» **Directive**
Reproduce the listing word for word. Skip any image.

========================================

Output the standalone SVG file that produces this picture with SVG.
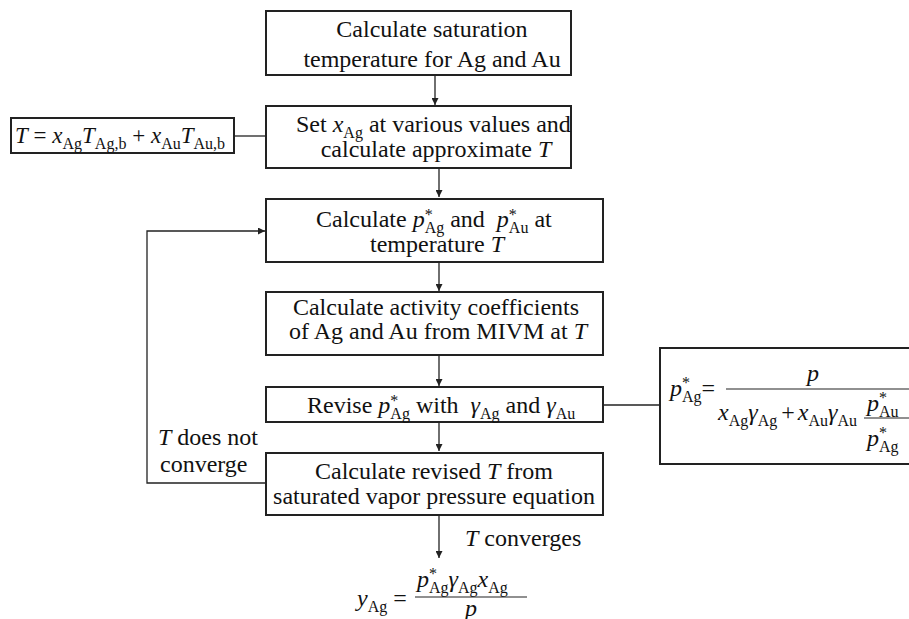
<svg xmlns="http://www.w3.org/2000/svg" width="909" height="619" viewBox="0 0 909 619">
<style>
text{font-family:"Liberation Serif","Times New Roman",serif;font-size:24px;fill:#111}
.i{font-style:italic}
.s{font-size:16px;font-style:normal}
.box{fill:#fff;stroke:#222;stroke-width:2}
.ln{fill:none;stroke:#222;stroke-width:1.3}
.bar{stroke:#222;stroke-width:1.2}
</style>
<defs>
<marker id="ah" viewBox="0 0 10 10" refX="10" refY="5" markerWidth="7" markerHeight="7" markerUnits="userSpaceOnUse" orient="auto">
<path d="M0,0 L10,5 L0,10 z" fill="#222"/>
</marker>
</defs>
<g id="connectors">
<line class="ln" x1="435" y1="75" x2="435" y2="105" marker-end="url(#ah)"/>
<line class="ln" x1="439" y1="168" x2="439" y2="197" marker-end="url(#ah)"/>
<line class="ln" x1="439" y1="262" x2="439" y2="291" marker-end="url(#ah)"/>
<line class="ln" x1="439" y1="355" x2="439" y2="386" marker-end="url(#ah)"/>
<line class="ln" x1="439" y1="422" x2="439" y2="451" marker-end="url(#ah)"/>
<line class="ln" x1="439" y1="515" x2="439" y2="558" marker-end="url(#ah)"/>
<polyline class="ln" points="266,483 147,483 147,231 265,231" marker-end="url(#ah)"/>
<line class="ln" x1="234" y1="136" x2="266" y2="136"/>
<line class="ln" x1="603" y1="405" x2="660" y2="405"/>
</g>
<g id="n1">
<rect class="box" x="266" y="11" width="305" height="64"/>
<text x="432" y="37" text-anchor="middle">Calculate saturation</text>
<text x="432" y="67" text-anchor="middle">temperature for Ag and Au</text>
</g>
<g id="n2">
<rect class="box" x="266" y="106" width="305" height="62"/>
<text x="296" y="132">Set <tspan class="i">x</tspan><tspan class="s" dy="6">Ag</tspan><tspan dy="-6"> at various values and</tspan></text>
<text x="436" y="157" text-anchor="middle">calculate approximate <tspan class="i">T</tspan></text>
</g>
<g id="n3">
<rect class="box" x="266" y="199" width="337" height="63"/>
<text x="316" y="227">Calculate <tspan class="i">p</tspan><tspan class="s" dy="-7">*</tspan><tspan class="s" dx="-8" dy="13">Ag</tspan><tspan dy="-6"> and&#160; </tspan><tspan class="i">p</tspan><tspan class="s" dy="-7">*</tspan><tspan class="s" dx="-8" dy="13">Au</tspan><tspan dy="-6"> at</tspan></text>
<text x="437" y="252" text-anchor="middle">temperature <tspan class="i">T</tspan></text>
</g>
<g id="n4">
<rect class="box" x="266" y="292" width="337" height="63"/>
<text x="436" y="315" text-anchor="middle">Calculate activity coefficients</text>
<text x="438" y="339" text-anchor="middle">of Ag and Au from MIVM at <tspan class="i">T</tspan></text>
</g>
<g id="n5">
<rect class="box" x="266" y="387" width="337" height="35"/>
<text x="307" y="413">Revise <tspan class="i">p</tspan><tspan class="s" dy="-7">*</tspan><tspan class="s" dx="-8" dy="13">Ag</tspan><tspan dy="-6"> with&#160; </tspan><tspan class="i">γ</tspan><tspan class="s" dy="6">Ag</tspan><tspan dy="-6"> and </tspan><tspan class="i">γ</tspan><tspan class="s" dy="6">Au</tspan></text>
</g>
<g id="n6">
<rect class="box" x="266" y="453" width="337" height="62"/>
<text x="434" y="479" text-anchor="middle">Calculate revised <tspan class="i">T</tspan> from</text>
<text x="434" y="504" text-anchor="middle">saturated vapor pressure equation</text>
</g>
<g id="f1">
<rect class="box" x="11" y="118" width="223" height="35"/>
<text x="15" y="143" style="font-size:23px"><tspan class="i">T</tspan> = <tspan class="i">x</tspan><tspan class="s" dy="6">Ag</tspan><tspan class="i" dy="-6">T</tspan><tspan class="s" dy="6">Ag,b</tspan><tspan dy="-6"> + </tspan><tspan class="i">x</tspan><tspan class="s" dy="6">Au</tspan><tspan class="i" dy="-6">T</tspan><tspan class="s" dy="6">Au,b</tspan></text>
</g>
<g id="f2">
<rect class="box" x="660" y="348" width="280" height="116"/>
<text x="670" y="396"><tspan class="i">p</tspan><tspan class="s" dy="-8">*</tspan><tspan class="s" dx="-8" dy="14">Ag</tspan><tspan dy="-6">=</tspan></text>
<line class="bar" x1="726" y1="389" x2="915" y2="389"/>
<text x="807" y="381" class="i">p</text>
<text x="718" y="420"><tspan class="i">x</tspan><tspan class="s" dy="6">Ag</tspan><tspan class="i" dy="-6">γ</tspan><tspan class="s" dy="6">Ag</tspan><tspan dy="-6" dx="-2"> + </tspan><tspan class="i" dx="-3">x</tspan><tspan class="s" dy="6">Au</tspan><tspan class="i" dy="-6">γ</tspan><tspan class="s" dy="6">Au</tspan></text>
<line class="bar" x1="864" y1="418" x2="915" y2="418"/>
<text x="867" y="411"><tspan class="i">p</tspan><tspan class="s" dy="-8">*</tspan><tspan class="s" dx="-8" dy="14">Au</tspan></text>
<text x="867" y="446"><tspan class="i">p</tspan><tspan class="s" dy="-8">*</tspan><tspan class="s" dx="-8" dy="14">Ag</tspan></text>
</g>
<g id="labels">
<text x="158" y="445"><tspan class="i">T</tspan> does not</text>
<text x="160" y="472">converge</text>
<text x="465" y="546"><tspan class="i">T</tspan> converges</text>
</g>
<g id="f3">
<text x="357" y="606"><tspan class="i">y</tspan><tspan class="s" dy="6">Ag</tspan><tspan dy="-6"> =</tspan></text>
<line class="bar" x1="415" y1="597" x2="527" y2="597"/>
<text x="417" y="587"><tspan class="i">p</tspan><tspan class="s" dy="-8">*</tspan><tspan class="s" dx="-8" dy="14">Ag</tspan><tspan class="i" dy="-6">γ</tspan><tspan class="s" dy="6">Ag</tspan><tspan class="i" dy="-6">x</tspan><tspan class="s" dy="6">Ag</tspan></text>
<text x="465" y="616" class="i">p</text>
</g>
</svg>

========================================

» **Final result**
Output the standalone SVG file that produces this picture with SVG.
<svg xmlns="http://www.w3.org/2000/svg" width="909" height="619" viewBox="0 0 909 619">
<style>
text{font-family:"Liberation Serif","Times New Roman",serif;font-size:24px;fill:#111}
.i{font-style:italic}
.s{font-size:16px;font-style:normal}
.box{fill:#fff;stroke:#222;stroke-width:2}
.ln{fill:none;stroke:#222;stroke-width:1.3}
.bar{stroke:#222;stroke-width:1.2}
</style>
<defs>
<marker id="ah" viewBox="0 0 10 10" refX="10" refY="5" markerWidth="7" markerHeight="7" markerUnits="userSpaceOnUse" orient="auto">
<path d="M0,0 L10,5 L0,10 z" fill="#222"/>
</marker>
</defs>
<g id="connectors">
<line class="ln" x1="435" y1="75" x2="435" y2="105" marker-end="url(#ah)"/>
<line class="ln" x1="439" y1="168" x2="439" y2="197" marker-end="url(#ah)"/>
<line class="ln" x1="439" y1="262" x2="439" y2="291" marker-end="url(#ah)"/>
<line class="ln" x1="439" y1="355" x2="439" y2="386" marker-end="url(#ah)"/>
<line class="ln" x1="439" y1="422" x2="439" y2="451" marker-end="url(#ah)"/>
<line class="ln" x1="439" y1="515" x2="439" y2="558" marker-end="url(#ah)"/>
<polyline class="ln" points="266,483 147,483 147,231 265,231" marker-end="url(#ah)"/>
<line class="ln" x1="234" y1="136" x2="266" y2="136"/>
<line class="ln" x1="603" y1="405" x2="660" y2="405"/>
</g>
<g id="n1">
<rect class="box" x="266" y="11" width="305" height="64"/>
<text x="432" y="37" text-anchor="middle">Calculate saturation</text>
<text x="432" y="67" text-anchor="middle">temperature for Ag and Au</text>
</g>
<g id="n2">
<rect class="box" x="266" y="106" width="305" height="62"/>
<text x="296" y="132">Set <tspan class="i">x</tspan><tspan class="s" dy="6">Ag</tspan><tspan dy="-6"> at various values and</tspan></text>
<text x="436" y="157" text-anchor="middle">calculate approximate <tspan class="i">T</tspan></text>
</g>
<g id="n3">
<rect class="box" x="266" y="199" width="337" height="63"/>
<text x="316" y="227">Calculate <tspan class="i">p</tspan><tspan class="s" dy="-7">*</tspan><tspan class="s" dx="-8" dy="13">Ag</tspan><tspan dy="-6"> and&#160; </tspan><tspan class="i">p</tspan><tspan class="s" dy="-7">*</tspan><tspan class="s" dx="-8" dy="13">Au</tspan><tspan dy="-6"> at</tspan></text>
<text x="437" y="252" text-anchor="middle">temperature <tspan class="i">T</tspan></text>
</g>
<g id="n4">
<rect class="box" x="266" y="292" width="337" height="63"/>
<text x="436" y="315" text-anchor="middle">Calculate activity coefficients</text>
<text x="438" y="339" text-anchor="middle">of Ag and Au from MIVM at <tspan class="i">T</tspan></text>
</g>
<g id="n5">
<rect class="box" x="266" y="387" width="337" height="35"/>
<text x="307" y="413">Revise <tspan class="i">p</tspan><tspan class="s" dy="-7">*</tspan><tspan class="s" dx="-8" dy="13">Ag</tspan><tspan dy="-6"> with&#160; </tspan><tspan class="i">γ</tspan><tspan class="s" dy="6">Ag</tspan><tspan dy="-6"> and </tspan><tspan class="i">γ</tspan><tspan class="s" dy="6">Au</tspan></text>
</g>
<g id="n6">
<rect class="box" x="266" y="453" width="337" height="62"/>
<text x="434" y="479" text-anchor="middle">Calculate revised <tspan class="i">T</tspan> from</text>
<text x="434" y="504" text-anchor="middle">saturated vapor pressure equation</text>
</g>
<g id="f1">
<rect class="box" x="11" y="118" width="223" height="35"/>
<text x="15" y="143" style="font-size:23px"><tspan class="i">T</tspan> = <tspan class="i">x</tspan><tspan class="s" dy="6">Ag</tspan><tspan class="i" dy="-6">T</tspan><tspan class="s" dy="6">Ag,b</tspan><tspan dy="-6"> + </tspan><tspan class="i">x</tspan><tspan class="s" dy="6">Au</tspan><tspan class="i" dy="-6">T</tspan><tspan class="s" dy="6">Au,b</tspan></text>
</g>
<g id="f2">
<rect class="box" x="660" y="348" width="280" height="116"/>
<text x="670" y="396"><tspan class="i">p</tspan><tspan class="s" dy="-8">*</tspan><tspan class="s" dx="-8" dy="14">Ag</tspan><tspan dy="-6">=</tspan></text>
<line class="bar" x1="726" y1="389" x2="915" y2="389"/>
<text x="807" y="381" class="i">p</text>
<text x="718" y="420"><tspan class="i">x</tspan><tspan class="s" dy="6">Ag</tspan><tspan class="i" dy="-6">γ</tspan><tspan class="s" dy="6">Ag</tspan><tspan dy="-6" dx="-2"> + </tspan><tspan class="i" dx="-3">x</tspan><tspan class="s" dy="6">Au</tspan><tspan class="i" dy="-6">γ</tspan><tspan class="s" dy="6">Au</tspan></text>
<line class="bar" x1="864" y1="418" x2="915" y2="418"/>
<text x="867" y="411"><tspan class="i">p</tspan><tspan class="s" dy="-8">*</tspan><tspan class="s" dx="-8" dy="14">Au</tspan></text>
<text x="867" y="446"><tspan class="i">p</tspan><tspan class="s" dy="-8">*</tspan><tspan class="s" dx="-8" dy="14">Ag</tspan></text>
</g>
<g id="labels">
<text x="158" y="445"><tspan class="i">T</tspan> does not</text>
<text x="160" y="472">converge</text>
<text x="465" y="546"><tspan class="i">T</tspan> converges</text>
</g>
<g id="f3">
<text x="357" y="606"><tspan class="i">y</tspan><tspan class="s" dy="6">Ag</tspan><tspan dy="-6"> =</tspan></text>
<line class="bar" x1="415" y1="597" x2="527" y2="597"/>
<text x="417" y="587"><tspan class="i">p</tspan><tspan class="s" dy="-8">*</tspan><tspan class="s" dx="-8" dy="14">Ag</tspan><tspan class="i" dy="-6">γ</tspan><tspan class="s" dy="6">Ag</tspan><tspan class="i" dy="-6">x</tspan><tspan class="s" dy="6">Ag</tspan></text>
<text x="465" y="616" class="i">p</text>
</g>
</svg>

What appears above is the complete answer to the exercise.